Exercise details: Reproduce the lines below exactly, from the one containing "Generate a Python" through the one containing "from matplotlib.patches import Rectangle", both included. Leave out any pictures.

Records for processing:
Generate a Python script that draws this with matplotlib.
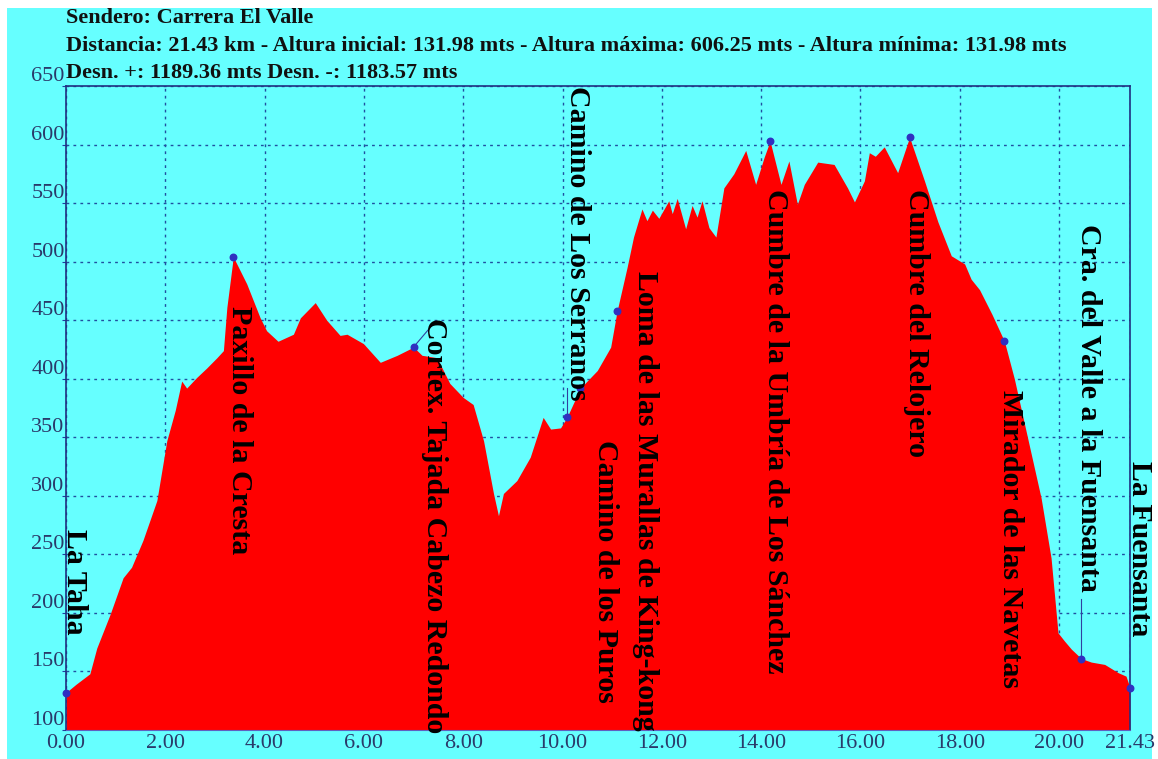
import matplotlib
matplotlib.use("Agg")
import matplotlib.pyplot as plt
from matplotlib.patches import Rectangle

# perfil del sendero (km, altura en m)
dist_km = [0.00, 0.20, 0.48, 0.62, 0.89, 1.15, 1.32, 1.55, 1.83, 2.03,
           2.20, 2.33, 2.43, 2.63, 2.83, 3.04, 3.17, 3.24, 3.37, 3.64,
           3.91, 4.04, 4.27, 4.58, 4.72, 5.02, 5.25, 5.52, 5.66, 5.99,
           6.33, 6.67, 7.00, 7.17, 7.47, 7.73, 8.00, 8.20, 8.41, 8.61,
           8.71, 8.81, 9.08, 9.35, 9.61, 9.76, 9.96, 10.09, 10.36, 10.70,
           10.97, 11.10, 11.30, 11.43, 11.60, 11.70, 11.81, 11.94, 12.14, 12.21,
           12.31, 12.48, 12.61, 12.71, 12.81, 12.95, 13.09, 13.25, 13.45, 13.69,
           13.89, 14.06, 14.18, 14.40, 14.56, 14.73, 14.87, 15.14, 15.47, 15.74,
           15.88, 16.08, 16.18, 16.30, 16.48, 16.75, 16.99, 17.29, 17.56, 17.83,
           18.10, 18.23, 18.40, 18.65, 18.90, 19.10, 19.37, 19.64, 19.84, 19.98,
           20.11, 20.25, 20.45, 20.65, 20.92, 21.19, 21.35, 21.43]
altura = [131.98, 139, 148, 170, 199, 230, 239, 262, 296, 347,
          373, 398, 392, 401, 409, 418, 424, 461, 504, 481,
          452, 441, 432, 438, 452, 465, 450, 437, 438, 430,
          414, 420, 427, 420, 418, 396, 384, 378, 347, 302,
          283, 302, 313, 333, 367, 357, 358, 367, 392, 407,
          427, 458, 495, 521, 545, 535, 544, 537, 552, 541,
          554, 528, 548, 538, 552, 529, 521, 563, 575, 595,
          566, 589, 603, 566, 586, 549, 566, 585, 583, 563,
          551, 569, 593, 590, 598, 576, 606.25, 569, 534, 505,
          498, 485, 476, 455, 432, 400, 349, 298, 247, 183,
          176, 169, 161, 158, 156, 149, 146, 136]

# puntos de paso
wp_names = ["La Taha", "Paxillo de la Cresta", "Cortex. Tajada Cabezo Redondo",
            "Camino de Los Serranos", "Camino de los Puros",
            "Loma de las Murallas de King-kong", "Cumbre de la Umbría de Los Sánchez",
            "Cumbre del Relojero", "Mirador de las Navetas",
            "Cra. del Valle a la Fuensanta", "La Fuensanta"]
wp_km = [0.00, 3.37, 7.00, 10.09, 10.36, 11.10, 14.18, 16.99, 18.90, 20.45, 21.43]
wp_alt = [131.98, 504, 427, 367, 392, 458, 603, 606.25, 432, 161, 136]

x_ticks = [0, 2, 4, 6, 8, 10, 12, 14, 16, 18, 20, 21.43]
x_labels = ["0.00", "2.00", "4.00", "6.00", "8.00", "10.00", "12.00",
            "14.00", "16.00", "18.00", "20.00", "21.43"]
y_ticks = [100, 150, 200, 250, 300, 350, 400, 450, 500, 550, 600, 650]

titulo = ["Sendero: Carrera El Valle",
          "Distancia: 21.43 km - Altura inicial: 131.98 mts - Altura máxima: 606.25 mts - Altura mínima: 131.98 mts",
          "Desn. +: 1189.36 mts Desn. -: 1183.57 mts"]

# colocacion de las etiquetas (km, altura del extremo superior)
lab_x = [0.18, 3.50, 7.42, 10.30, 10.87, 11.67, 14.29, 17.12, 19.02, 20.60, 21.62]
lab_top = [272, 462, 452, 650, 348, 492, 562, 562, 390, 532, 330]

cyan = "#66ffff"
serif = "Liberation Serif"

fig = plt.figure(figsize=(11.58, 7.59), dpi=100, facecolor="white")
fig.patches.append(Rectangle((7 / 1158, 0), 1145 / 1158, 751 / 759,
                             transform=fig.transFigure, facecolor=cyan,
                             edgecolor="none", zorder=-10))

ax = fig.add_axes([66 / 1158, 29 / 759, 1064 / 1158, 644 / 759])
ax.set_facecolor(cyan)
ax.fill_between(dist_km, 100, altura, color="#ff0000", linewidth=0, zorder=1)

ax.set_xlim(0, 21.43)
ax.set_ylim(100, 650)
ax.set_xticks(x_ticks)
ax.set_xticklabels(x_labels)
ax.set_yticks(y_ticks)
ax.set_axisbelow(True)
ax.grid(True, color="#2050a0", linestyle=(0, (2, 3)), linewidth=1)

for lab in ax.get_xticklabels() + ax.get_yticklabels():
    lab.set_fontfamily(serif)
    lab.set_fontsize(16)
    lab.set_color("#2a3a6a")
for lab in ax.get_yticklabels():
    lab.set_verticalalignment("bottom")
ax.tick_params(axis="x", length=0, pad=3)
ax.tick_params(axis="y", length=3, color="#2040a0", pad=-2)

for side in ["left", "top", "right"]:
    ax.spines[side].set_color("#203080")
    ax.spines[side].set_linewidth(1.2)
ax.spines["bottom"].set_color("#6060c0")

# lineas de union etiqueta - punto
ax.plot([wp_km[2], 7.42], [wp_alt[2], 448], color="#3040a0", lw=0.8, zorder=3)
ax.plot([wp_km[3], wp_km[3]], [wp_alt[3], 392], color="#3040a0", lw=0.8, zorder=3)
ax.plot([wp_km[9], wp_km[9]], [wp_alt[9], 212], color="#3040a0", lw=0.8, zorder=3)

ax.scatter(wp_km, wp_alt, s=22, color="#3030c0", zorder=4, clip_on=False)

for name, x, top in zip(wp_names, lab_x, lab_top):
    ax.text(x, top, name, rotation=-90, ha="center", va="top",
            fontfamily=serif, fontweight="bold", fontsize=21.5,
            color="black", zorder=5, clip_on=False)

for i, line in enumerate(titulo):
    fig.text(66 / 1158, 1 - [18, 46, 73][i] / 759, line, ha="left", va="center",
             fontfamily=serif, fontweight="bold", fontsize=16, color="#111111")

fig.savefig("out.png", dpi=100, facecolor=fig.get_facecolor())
...
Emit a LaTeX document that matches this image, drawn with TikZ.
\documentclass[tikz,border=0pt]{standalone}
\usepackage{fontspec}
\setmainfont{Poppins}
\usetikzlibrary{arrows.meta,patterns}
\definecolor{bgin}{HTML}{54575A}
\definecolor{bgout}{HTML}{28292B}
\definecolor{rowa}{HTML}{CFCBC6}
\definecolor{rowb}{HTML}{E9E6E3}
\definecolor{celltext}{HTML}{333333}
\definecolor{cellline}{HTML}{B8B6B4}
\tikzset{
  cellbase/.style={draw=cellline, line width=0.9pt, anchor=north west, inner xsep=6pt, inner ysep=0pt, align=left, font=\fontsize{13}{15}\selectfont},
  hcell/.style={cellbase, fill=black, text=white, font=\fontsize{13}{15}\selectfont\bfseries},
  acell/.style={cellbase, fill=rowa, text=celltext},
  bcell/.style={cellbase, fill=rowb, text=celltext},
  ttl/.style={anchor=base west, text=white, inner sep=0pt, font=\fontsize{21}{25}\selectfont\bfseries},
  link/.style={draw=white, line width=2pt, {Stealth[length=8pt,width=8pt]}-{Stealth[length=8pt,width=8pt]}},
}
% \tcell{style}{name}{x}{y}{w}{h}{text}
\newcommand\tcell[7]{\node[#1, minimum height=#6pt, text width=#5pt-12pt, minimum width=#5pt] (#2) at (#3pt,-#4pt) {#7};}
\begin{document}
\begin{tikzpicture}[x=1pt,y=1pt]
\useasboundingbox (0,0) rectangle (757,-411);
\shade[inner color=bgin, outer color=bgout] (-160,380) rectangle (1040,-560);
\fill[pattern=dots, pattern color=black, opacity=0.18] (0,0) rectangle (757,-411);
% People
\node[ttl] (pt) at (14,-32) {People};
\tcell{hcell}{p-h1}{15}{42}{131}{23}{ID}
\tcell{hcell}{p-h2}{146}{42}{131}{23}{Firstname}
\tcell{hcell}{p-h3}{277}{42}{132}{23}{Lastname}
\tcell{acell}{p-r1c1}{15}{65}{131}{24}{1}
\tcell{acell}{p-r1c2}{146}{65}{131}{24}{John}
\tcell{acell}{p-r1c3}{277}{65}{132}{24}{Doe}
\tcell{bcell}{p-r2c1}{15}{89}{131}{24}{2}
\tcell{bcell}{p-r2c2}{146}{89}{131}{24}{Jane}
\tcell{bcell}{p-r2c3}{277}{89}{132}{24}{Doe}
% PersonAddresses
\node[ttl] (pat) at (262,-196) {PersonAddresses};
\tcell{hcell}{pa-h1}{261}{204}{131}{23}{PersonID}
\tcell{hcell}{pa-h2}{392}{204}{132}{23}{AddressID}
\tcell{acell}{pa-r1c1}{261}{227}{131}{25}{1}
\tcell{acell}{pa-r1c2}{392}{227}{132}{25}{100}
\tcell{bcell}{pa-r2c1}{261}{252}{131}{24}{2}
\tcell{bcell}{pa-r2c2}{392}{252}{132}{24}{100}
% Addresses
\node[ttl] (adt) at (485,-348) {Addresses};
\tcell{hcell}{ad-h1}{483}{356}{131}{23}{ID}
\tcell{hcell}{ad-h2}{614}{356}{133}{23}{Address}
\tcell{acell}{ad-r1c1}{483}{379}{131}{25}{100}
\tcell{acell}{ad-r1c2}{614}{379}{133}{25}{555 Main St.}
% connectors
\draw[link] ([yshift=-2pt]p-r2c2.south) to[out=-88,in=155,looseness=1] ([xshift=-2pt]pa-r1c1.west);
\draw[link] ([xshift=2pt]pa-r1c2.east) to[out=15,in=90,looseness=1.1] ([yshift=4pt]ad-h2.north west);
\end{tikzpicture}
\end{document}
...
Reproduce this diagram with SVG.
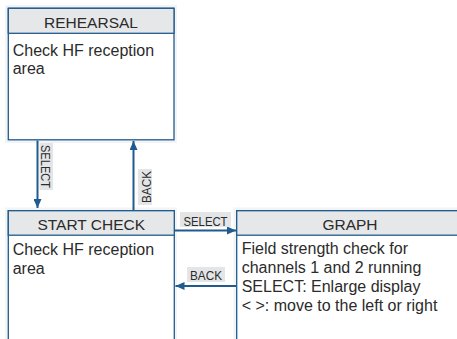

Finished exercise:
Generate a Python script that draws this with matplotlib.
import matplotlib
matplotlib.use("Agg")
import matplotlib.pyplot as plt
from matplotlib.patches import Rectangle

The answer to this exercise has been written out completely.